Experience Taking the PE Civil Exam
My Civil Engineering PE exam experience began almost a full year before I took the test. Exam applications were due to the state board several months prior to the test and required a full engineering work history. Past and current supervising professional engineers needed to complete and submit recommendation forms. Once I was able to submit the application, it went through a review process with the state board.
After approval by the state board and registration through NCEES, I researched review courses. Many options were available including both in-person, Live Online, and Ondemand courses. I chose School of PE's Ondemand course with a transportation depth. I also began making a list of reference material I would need for studying and during the test, then began purchasing the material.
Studying started several months before the exam date. It took place before work for at least an hour almost every weekday, and many nights before bed. Once I completed the online prep course, I took practice tests for 3-4 weekends prior to the exam.
Several days before the exam I made sure all the reference material was ready to take into the exam, and that I had a means to transport over a dozen books and binders into the test room (my solution was milk crates used as bookshelves strapped to a hand cart). I made sure I had two approved calculators and a standard digital watch. I also took a water bottle and ear plugs.
The night before the exam I stayed in a hotel near the exam site. A good night's sleep didn't happen. After a couple cups of coffee, I arrived at the test site about two hours before the exam began. After check-in, we were seated in a very large room with two people at each table. I had enough room on the table for one open book, my calculator and pencil, and the exam booklet.
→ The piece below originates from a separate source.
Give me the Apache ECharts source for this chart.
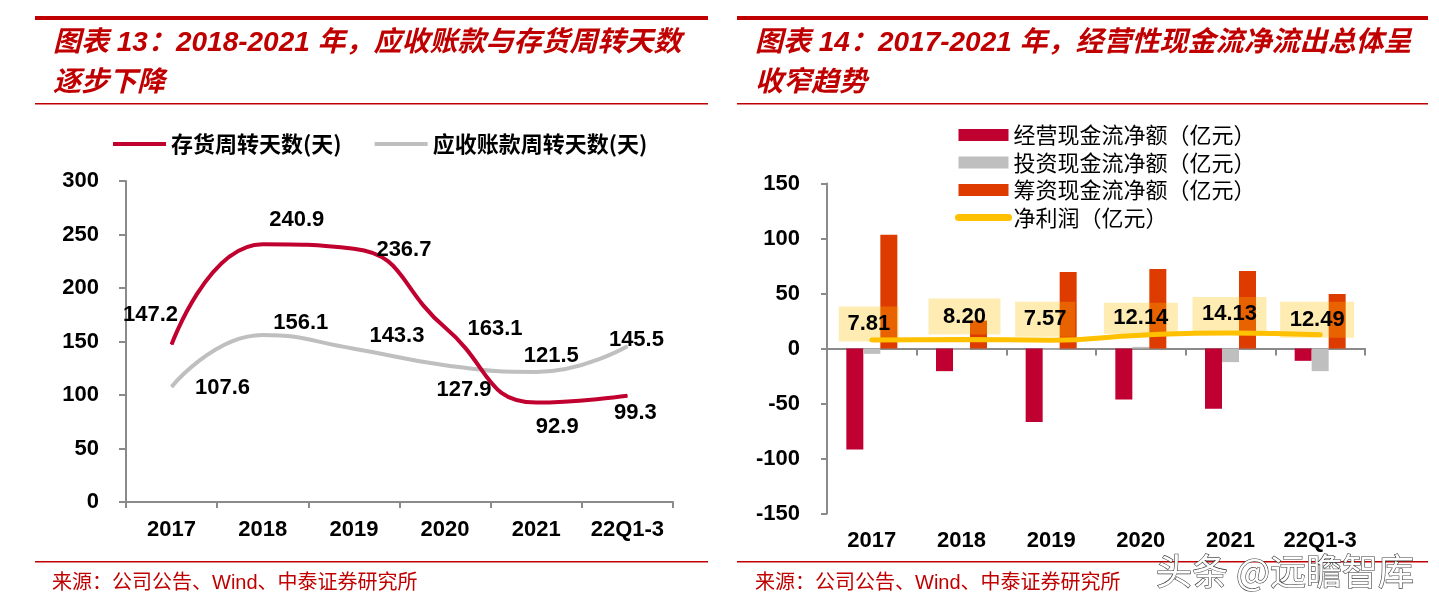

The test began promptly at 8 AM, and for four hours I worked silently through the Civil breadth questions. I first went quickly through all the questions, ranking them from quickest to longest. I went back and completed the questions starting with the quickest to solve. The breadth questions required me to use most of the reference books that I had brought. Time management was especially important when selecting which book to use. The questions were general in nature and were often solved quickly once I found the topic in the reference book.
Once the breadth section was complete, we had an hour for lunch. The depth section began promptly at 1pm. Although the same format as the breadth section, the afternoon questions could be solved using only two or three reference books. I used the same strategy of ranking questions by time required, solving the quickest questions first. The depth questions required much more calculation and were more nuanced than the breadth questions. As time was getting shorter, I found myself needing to take educated guesses on the last handful of questions.
After the exam I felt mentally and physically drained, but relieved that it was over. I knew test results wouldn't be posted for several weeks, but that didn't stop me from checking frequently. The preparation paid off, and a few days before Christmas I found out I passed. By starting early, finding a good prep course, and investing the time required you can confidently take the PE exam and pass.
My employer, like many, reimbursed my costs associated with the exam including application, prep course, and reference books contingent on me passing the exam. Be sure to talk to your employer about financial assistance for the PE exam.